_Task_
From the first line of the data through the line containing "(0,0) rectangle (689,1249);", return each line exactly.
* begin Data shown *
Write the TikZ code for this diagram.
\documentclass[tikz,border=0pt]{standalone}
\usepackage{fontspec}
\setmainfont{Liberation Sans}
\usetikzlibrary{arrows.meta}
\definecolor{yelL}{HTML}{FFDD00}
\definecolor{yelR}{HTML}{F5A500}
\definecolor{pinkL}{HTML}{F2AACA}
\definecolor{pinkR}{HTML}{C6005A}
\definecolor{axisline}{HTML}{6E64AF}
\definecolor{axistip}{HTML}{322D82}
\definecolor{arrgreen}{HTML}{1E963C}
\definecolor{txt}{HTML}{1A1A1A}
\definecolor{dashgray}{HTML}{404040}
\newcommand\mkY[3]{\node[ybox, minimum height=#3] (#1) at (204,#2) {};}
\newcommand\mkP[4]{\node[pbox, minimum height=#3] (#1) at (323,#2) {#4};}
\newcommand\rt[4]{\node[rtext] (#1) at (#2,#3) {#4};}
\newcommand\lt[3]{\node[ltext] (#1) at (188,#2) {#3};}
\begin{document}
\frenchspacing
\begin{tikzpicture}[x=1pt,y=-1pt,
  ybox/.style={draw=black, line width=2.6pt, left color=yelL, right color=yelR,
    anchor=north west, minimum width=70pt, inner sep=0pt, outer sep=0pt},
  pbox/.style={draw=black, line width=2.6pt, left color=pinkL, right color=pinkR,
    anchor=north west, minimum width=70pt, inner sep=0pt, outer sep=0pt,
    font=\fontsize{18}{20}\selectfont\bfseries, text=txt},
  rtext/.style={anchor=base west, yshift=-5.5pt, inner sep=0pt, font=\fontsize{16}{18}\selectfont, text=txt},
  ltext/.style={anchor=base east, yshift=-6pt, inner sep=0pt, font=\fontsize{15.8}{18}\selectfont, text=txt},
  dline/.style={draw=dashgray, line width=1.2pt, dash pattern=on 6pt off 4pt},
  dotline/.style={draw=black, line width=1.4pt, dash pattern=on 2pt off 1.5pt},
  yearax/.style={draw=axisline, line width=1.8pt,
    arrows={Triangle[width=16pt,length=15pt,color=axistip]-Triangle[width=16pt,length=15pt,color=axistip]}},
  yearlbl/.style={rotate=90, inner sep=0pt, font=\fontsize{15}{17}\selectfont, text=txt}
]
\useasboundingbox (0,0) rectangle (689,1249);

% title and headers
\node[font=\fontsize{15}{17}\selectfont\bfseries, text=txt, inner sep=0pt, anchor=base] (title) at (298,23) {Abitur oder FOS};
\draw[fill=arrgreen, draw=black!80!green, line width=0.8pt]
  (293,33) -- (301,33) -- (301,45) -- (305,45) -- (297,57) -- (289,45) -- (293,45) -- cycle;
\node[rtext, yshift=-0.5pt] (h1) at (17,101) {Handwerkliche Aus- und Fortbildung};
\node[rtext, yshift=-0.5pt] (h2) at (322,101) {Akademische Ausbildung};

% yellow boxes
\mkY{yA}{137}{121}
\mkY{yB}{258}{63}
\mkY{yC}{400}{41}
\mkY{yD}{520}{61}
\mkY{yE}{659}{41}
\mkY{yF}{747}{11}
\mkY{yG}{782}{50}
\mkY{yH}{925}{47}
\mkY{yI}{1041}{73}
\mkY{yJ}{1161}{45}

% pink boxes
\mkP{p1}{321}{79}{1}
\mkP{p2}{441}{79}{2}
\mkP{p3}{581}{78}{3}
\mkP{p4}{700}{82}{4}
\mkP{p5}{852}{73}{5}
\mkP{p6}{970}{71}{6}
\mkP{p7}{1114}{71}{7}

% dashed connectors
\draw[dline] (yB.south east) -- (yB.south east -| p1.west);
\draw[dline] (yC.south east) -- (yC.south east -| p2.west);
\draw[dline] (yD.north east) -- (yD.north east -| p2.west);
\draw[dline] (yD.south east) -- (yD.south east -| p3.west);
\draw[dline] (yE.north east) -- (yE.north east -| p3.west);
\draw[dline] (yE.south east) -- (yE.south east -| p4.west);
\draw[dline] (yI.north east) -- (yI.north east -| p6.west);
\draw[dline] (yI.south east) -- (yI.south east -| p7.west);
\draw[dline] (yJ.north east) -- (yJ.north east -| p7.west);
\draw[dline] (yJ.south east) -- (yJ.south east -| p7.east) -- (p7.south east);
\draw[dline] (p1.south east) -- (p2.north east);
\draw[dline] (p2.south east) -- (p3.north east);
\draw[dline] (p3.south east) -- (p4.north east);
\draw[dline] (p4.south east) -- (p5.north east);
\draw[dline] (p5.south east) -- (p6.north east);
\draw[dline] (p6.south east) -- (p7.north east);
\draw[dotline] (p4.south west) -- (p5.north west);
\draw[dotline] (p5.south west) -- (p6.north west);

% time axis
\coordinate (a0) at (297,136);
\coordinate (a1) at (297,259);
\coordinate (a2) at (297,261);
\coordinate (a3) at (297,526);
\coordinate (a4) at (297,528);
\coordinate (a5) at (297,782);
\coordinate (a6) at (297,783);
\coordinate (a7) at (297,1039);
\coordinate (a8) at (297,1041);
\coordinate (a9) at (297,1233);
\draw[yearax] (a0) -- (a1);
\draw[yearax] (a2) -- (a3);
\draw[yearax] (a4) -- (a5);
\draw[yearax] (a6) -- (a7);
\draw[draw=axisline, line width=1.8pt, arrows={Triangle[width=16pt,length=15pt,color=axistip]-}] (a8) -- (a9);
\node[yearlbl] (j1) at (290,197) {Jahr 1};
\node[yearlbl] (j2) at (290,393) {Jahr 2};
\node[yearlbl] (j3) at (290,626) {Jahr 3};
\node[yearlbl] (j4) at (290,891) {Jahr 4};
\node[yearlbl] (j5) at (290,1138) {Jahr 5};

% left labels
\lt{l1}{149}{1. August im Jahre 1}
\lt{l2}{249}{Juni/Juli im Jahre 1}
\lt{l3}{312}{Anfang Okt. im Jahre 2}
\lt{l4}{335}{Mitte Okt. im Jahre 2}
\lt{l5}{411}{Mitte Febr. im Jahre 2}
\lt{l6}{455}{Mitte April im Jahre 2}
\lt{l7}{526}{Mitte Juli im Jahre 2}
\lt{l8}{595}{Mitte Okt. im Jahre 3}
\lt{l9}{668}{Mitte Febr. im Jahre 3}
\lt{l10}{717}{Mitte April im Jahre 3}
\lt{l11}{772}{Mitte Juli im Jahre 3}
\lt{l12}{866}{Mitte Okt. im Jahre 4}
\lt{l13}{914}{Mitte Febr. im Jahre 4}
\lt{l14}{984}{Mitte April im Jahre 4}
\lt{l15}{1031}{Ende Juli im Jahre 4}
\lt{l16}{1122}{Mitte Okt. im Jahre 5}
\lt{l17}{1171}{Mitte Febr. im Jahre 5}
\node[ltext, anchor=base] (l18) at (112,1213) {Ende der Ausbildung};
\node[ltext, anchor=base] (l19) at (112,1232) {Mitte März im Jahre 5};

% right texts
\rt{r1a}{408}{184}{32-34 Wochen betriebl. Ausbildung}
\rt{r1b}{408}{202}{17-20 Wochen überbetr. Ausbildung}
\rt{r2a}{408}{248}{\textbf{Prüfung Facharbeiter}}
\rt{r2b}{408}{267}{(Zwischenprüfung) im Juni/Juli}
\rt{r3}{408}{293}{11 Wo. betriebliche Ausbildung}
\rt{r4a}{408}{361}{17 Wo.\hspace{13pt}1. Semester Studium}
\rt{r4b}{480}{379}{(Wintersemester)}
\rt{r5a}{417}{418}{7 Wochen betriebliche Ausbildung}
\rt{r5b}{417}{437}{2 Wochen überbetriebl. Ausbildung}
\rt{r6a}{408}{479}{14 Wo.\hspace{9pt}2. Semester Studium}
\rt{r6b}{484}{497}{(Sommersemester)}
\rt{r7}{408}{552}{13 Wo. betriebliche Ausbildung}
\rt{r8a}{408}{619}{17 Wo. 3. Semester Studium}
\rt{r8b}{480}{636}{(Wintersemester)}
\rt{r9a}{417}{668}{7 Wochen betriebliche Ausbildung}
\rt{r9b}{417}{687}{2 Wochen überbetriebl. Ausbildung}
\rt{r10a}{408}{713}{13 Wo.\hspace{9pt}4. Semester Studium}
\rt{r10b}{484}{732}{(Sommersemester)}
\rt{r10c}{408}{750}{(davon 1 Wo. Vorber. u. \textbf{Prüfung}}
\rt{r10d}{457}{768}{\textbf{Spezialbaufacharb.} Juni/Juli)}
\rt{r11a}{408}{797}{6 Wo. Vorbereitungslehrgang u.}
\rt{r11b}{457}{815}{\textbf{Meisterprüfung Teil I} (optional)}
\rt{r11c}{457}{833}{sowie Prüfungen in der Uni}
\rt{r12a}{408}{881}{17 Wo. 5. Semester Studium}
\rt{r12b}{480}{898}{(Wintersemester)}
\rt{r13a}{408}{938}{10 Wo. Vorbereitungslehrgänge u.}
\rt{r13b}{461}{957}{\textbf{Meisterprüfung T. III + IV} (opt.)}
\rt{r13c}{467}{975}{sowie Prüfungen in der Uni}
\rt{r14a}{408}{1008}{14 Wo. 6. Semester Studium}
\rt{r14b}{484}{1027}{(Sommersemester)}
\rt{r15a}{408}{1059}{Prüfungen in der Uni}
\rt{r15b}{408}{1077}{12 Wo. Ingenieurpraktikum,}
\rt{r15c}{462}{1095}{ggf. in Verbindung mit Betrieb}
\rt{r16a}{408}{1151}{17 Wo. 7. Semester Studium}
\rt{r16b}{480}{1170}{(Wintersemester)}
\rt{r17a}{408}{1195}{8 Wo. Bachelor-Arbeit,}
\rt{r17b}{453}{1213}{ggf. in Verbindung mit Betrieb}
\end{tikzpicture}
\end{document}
* end Data shown *
_Full response_
Write the TikZ code for this diagram.
\documentclass[tikz,border=0pt]{standalone}
\usepackage{fontspec}
\setmainfont{Liberation Sans}
\usetikzlibrary{arrows.meta}
\definecolor{yelL}{HTML}{FFDD00}
\definecolor{yelR}{HTML}{F5A500}
\definecolor{pinkL}{HTML}{F2AACA}
\definecolor{pinkR}{HTML}{C6005A}
\definecolor{axisline}{HTML}{6E64AF}
\definecolor{axistip}{HTML}{322D82}
\definecolor{arrgreen}{HTML}{1E963C}
\definecolor{txt}{HTML}{1A1A1A}
\definecolor{dashgray}{HTML}{404040}
\newcommand\mkY[3]{\node[ybox, minimum height=#3] (#1) at (204,#2) {};}
\newcommand\mkP[4]{\node[pbox, minimum height=#3] (#1) at (323,#2) {#4};}
\newcommand\rt[4]{\node[rtext] (#1) at (#2,#3) {#4};}
\newcommand\lt[3]{\node[ltext] (#1) at (188,#2) {#3};}
\begin{document}
\frenchspacing
\begin{tikzpicture}[x=1pt,y=-1pt,
  ybox/.style={draw=black, line width=2.6pt, left color=yelL, right color=yelR,
    anchor=north west, minimum width=70pt, inner sep=0pt, outer sep=0pt},
  pbox/.style={draw=black, line width=2.6pt, left color=pinkL, right color=pinkR,
    anchor=north west, minimum width=70pt, inner sep=0pt, outer sep=0pt,
    font=\fontsize{18}{20}\selectfont\bfseries, text=txt},
  rtext/.style={anchor=base west, yshift=-5.5pt, inner sep=0pt, font=\fontsize{16}{18}\selectfont, text=txt},
  ltext/.style={anchor=base east, yshift=-6pt, inner sep=0pt, font=\fontsize{15.8}{18}\selectfont, text=txt},
  dline/.style={draw=dashgray, line width=1.2pt, dash pattern=on 6pt off 4pt},
  dotline/.style={draw=black, line width=1.4pt, dash pattern=on 2pt off 1.5pt},
  yearax/.style={draw=axisline, line width=1.8pt,
    arrows={Triangle[width=16pt,length=15pt,color=axistip]-Triangle[width=16pt,length=15pt,color=axistip]}},
  yearlbl/.style={rotate=90, inner sep=0pt, font=\fontsize{15}{17}\selectfont, text=txt}
]
\useasboundingbox (0,0) rectangle (689,1249);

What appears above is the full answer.